▶ **What needs to be done**: Give every line of the data again, unchanged, but with no pictures.

═════ Information provided ═════

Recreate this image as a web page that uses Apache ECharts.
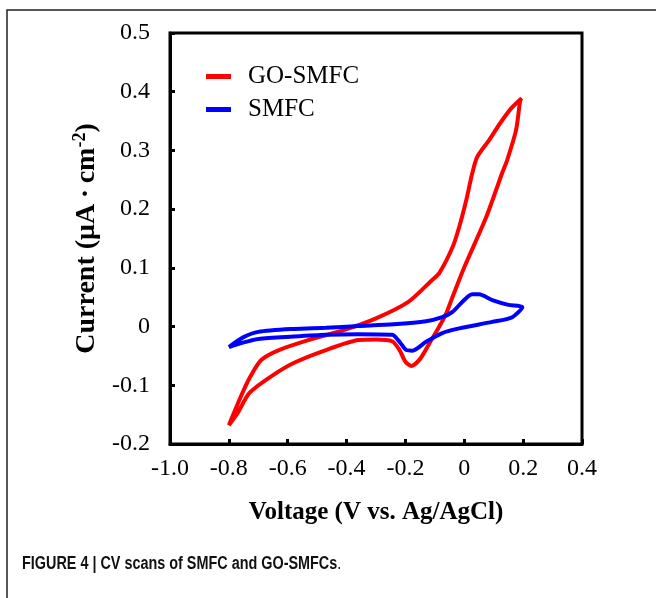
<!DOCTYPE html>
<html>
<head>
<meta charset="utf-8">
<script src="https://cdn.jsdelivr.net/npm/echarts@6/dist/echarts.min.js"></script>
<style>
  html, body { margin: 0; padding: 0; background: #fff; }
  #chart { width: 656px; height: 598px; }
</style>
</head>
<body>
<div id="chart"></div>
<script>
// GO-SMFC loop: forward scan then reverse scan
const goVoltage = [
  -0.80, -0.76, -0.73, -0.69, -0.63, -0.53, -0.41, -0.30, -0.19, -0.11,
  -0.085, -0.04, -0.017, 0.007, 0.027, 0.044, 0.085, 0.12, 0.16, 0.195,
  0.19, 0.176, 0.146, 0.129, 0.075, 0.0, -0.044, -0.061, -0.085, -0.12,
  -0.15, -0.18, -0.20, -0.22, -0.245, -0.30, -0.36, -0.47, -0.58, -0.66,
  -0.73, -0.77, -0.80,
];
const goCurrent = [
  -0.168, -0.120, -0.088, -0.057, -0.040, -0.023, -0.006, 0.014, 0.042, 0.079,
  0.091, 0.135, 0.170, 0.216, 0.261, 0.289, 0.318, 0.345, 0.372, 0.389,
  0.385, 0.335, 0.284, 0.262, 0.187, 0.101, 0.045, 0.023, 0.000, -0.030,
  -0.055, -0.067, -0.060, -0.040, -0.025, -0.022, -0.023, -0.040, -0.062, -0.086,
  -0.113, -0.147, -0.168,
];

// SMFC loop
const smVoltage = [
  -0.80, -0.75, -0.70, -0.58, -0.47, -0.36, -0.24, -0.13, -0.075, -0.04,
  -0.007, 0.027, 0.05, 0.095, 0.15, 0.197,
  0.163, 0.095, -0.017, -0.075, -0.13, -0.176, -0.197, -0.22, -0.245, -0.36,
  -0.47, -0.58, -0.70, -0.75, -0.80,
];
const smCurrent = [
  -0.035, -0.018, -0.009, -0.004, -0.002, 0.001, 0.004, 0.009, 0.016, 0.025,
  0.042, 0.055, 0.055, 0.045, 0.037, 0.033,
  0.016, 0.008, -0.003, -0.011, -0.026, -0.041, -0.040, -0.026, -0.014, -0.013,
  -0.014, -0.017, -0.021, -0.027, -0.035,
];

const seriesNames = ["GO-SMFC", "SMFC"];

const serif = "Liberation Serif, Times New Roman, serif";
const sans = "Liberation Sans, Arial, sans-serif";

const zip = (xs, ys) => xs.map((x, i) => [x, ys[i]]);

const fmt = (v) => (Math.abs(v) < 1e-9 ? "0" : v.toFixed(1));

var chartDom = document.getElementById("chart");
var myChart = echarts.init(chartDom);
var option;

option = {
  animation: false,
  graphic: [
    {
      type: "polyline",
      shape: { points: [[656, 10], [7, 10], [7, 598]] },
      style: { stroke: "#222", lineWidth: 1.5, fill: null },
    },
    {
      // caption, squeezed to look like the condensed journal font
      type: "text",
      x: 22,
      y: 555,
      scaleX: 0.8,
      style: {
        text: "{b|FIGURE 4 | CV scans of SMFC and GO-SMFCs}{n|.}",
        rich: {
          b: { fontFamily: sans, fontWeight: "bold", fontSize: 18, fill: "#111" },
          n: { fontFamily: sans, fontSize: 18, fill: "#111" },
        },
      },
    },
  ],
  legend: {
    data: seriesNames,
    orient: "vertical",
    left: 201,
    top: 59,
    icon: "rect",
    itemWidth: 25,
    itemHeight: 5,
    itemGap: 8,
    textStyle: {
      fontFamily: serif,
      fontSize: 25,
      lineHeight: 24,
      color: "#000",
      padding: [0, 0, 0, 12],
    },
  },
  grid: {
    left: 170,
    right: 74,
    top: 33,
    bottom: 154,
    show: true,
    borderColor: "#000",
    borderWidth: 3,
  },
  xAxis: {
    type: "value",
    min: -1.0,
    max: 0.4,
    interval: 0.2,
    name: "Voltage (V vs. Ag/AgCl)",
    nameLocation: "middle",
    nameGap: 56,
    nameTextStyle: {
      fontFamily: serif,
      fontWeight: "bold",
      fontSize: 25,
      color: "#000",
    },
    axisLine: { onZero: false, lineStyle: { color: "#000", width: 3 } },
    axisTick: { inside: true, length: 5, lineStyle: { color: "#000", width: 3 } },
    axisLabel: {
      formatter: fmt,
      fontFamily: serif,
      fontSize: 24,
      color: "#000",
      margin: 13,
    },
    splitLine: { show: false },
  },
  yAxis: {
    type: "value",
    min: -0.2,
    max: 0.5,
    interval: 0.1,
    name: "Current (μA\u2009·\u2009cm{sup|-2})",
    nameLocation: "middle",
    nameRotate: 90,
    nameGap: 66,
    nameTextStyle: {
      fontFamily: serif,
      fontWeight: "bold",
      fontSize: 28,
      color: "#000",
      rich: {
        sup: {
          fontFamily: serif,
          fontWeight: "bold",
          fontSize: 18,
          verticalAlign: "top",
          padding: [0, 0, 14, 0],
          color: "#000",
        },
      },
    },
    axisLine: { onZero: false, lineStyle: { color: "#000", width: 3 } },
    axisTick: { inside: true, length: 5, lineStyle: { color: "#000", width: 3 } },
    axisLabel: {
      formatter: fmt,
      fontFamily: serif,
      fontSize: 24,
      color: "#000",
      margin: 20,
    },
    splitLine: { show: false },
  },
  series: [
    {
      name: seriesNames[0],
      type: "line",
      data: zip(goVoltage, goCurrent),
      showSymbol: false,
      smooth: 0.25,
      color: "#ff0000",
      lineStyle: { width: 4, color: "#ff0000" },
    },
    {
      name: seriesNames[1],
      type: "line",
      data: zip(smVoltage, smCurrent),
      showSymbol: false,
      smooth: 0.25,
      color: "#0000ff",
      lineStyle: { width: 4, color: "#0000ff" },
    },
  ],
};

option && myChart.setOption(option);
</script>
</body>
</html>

═════

▶ **Task response**:
Recreate this image as a web page that uses Apache ECharts.
<!DOCTYPE html>
<html>
<head>
<meta charset="utf-8">
<script src="https://cdn.jsdelivr.net/npm/echarts@6/dist/echarts.min.js"></script>
<style>
  html, body { margin: 0; padding: 0; background: #fff; }
  #chart { width: 656px; height: 598px; }
</style>
</head>
<body>
<div id="chart"></div>
<script>
// GO-SMFC loop: forward scan then reverse scan
const goVoltage = [
  -0.80, -0.76, -0.73, -0.69, -0.63, -0.53, -0.41, -0.30, -0.19, -0.11,
  -0.085, -0.04, -0.017, 0.007, 0.027, 0.044, 0.085, 0.12, 0.16, 0.195,
  0.19, 0.176, 0.146, 0.129, 0.075, 0.0, -0.044, -0.061, -0.085, -0.12,
  -0.15, -0.18, -0.20, -0.22, -0.245, -0.30, -0.36, -0.47, -0.58, -0.66,
  -0.73, -0.77, -0.80,
];
const goCurrent = [
  -0.168, -0.120, -0.088, -0.057, -0.040, -0.023, -0.006, 0.014, 0.042, 0.079,
  0.091, 0.135, 0.170, 0.216, 0.261, 0.289, 0.318, 0.345, 0.372, 0.389,
  0.385, 0.335, 0.284, 0.262, 0.187, 0.101, 0.045, 0.023, 0.000, -0.030,
  -0.055, -0.067, -0.060, -0.040, -0.025, -0.022, -0.023, -0.040, -0.062, -0.086,
  -0.113, -0.147, -0.168,
];

// SMFC loop
const smVoltage = [
  -0.80, -0.75, -0.70, -0.58, -0.47, -0.36, -0.24, -0.13, -0.075, -0.04,
  -0.007, 0.027, 0.05, 0.095, 0.15, 0.197,
  0.163, 0.095, -0.017, -0.075, -0.13, -0.176, -0.197, -0.22, -0.245, -0.36,
  -0.47, -0.58, -0.70, -0.75, -0.80,
];
const smCurrent = [
  -0.035, -0.018, -0.009, -0.004, -0.002, 0.001, 0.004, 0.009, 0.016, 0.025,
  0.042, 0.055, 0.055, 0.045, 0.037, 0.033,
  0.016, 0.008, -0.003, -0.011, -0.026, -0.041, -0.040, -0.026, -0.014, -0.013,
  -0.014, -0.017, -0.021, -0.027, -0.035,
];

const seriesNames = ["GO-SMFC", "SMFC"];

const serif = "Liberation Serif, Times New Roman, serif";
const sans = "Liberation Sans, Arial, sans-serif";

const zip = (xs, ys) => xs.map((x, i) => [x, ys[i]]);

const fmt = (v) => (Math.abs(v) < 1e-9 ? "0" : v.toFixed(1));

var chartDom = document.getElementById("chart");
var myChart = echarts.init(chartDom);
var option;

option = {
  animation: false,
  graphic: [
    {
      type: "polyline",
      shape: { points: [[656, 10], [7, 10], [7, 598]] },
      style: { stroke: "#222", lineWidth: 1.5, fill: null },
    },
    {
      // caption, squeezed to look like the condensed journal font
      type: "text",
      x: 22,
      y: 555,
      scaleX: 0.8,
      style: {
        text: "{b|FIGURE 4 | CV scans of SMFC and GO-SMFCs}{n|.}",
        rich: {
          b: { fontFamily: sans, fontWeight: "bold", fontSize: 18, fill: "#111" },
          n: { fontFamily: sans, fontSize: 18, fill: "#111" },
        },
      },
    },
  ],
  legend: {
    data: seriesNames,
    orient: "vertical",
    left: 201,
    top: 59,
    icon: "rect",
    itemWidth: 25,
    itemHeight: 5,
    itemGap: 8,
    textStyle: {
      fontFamily: serif,
      fontSize: 25,
      lineHeight: 24,
      color: "#000",
      padding: [0, 0, 0, 12],
    },
  },
  grid: {
    left: 170,
    right: 74,
    top: 33,
    bottom: 154,
    show: true,
    borderColor: "#000",
    borderWidth: 3,
  },
  xAxis: {
    type: "value",
    min: -1.0,
    max: 0.4,
    interval: 0.2,
    name: "Voltage (V vs. Ag/AgCl)",
    nameLocation: "middle",
    nameGap: 56,
    nameTextStyle: {
      fontFamily: serif,
      fontWeight: "bold",
      fontSize: 25,
      color: "#000",
    },
    axisLine: { onZero: false, lineStyle: { color: "#000", width: 3 } },
    axisTick: { inside: true, length: 5, lineStyle: { color: "#000", width: 3 } },
    axisLabel: {
      formatter: fmt,
      fontFamily: serif,
      fontSize: 24,
      color: "#000",
      margin: 13,
    },
    splitLine: { show: false },
  },
  yAxis: {
    type: "value",
    min: -0.2,
    max: 0.5,
    interval: 0.1,
    name: "Current (μA\u2009·\u2009cm{sup|-2})",
    nameLocation: "middle",
    nameRotate: 90,
    nameGap: 66,
    nameTextStyle: {
      fontFamily: serif,
      fontWeight: "bold",
      fontSize: 28,
      color: "#000",
      rich: {
        sup: {
          fontFamily: serif,
          fontWeight: "bold",
          fontSize: 18,
          verticalAlign: "top",
          padding: [0, 0, 14, 0],
          color: "#000",
        },
      },
    },
    axisLine: { onZero: false, lineStyle: { color: "#000", width: 3 } },
    axisTick: { inside: true, length: 5, lineStyle: { color: "#000", width: 3 } },
    axisLabel: {
      formatter: fmt,
      fontFamily: serif,
      fontSize: 24,
      color: "#000",
      margin: 20,
    },
    splitLine: { show: false },
  },
  series: [
    {
      name: seriesNames[0],
      type: "line",
      data: zip(goVoltage, goCurrent),
      showSymbol: false,
      smooth: 0.25,
      color: "#ff0000",
      lineStyle: { width: 4, color: "#ff0000" },
    },
    {
      name: seriesNames[1],
      type: "line",
      data: zip(smVoltage, smCurrent),
      showSymbol: false,
      smooth: 0.25,
      color: "#0000ff",
      lineStyle: { width: 4, color: "#0000ff" },
    },
  ],
};

option && myChart.setOption(option);
</script>
</body>
</html>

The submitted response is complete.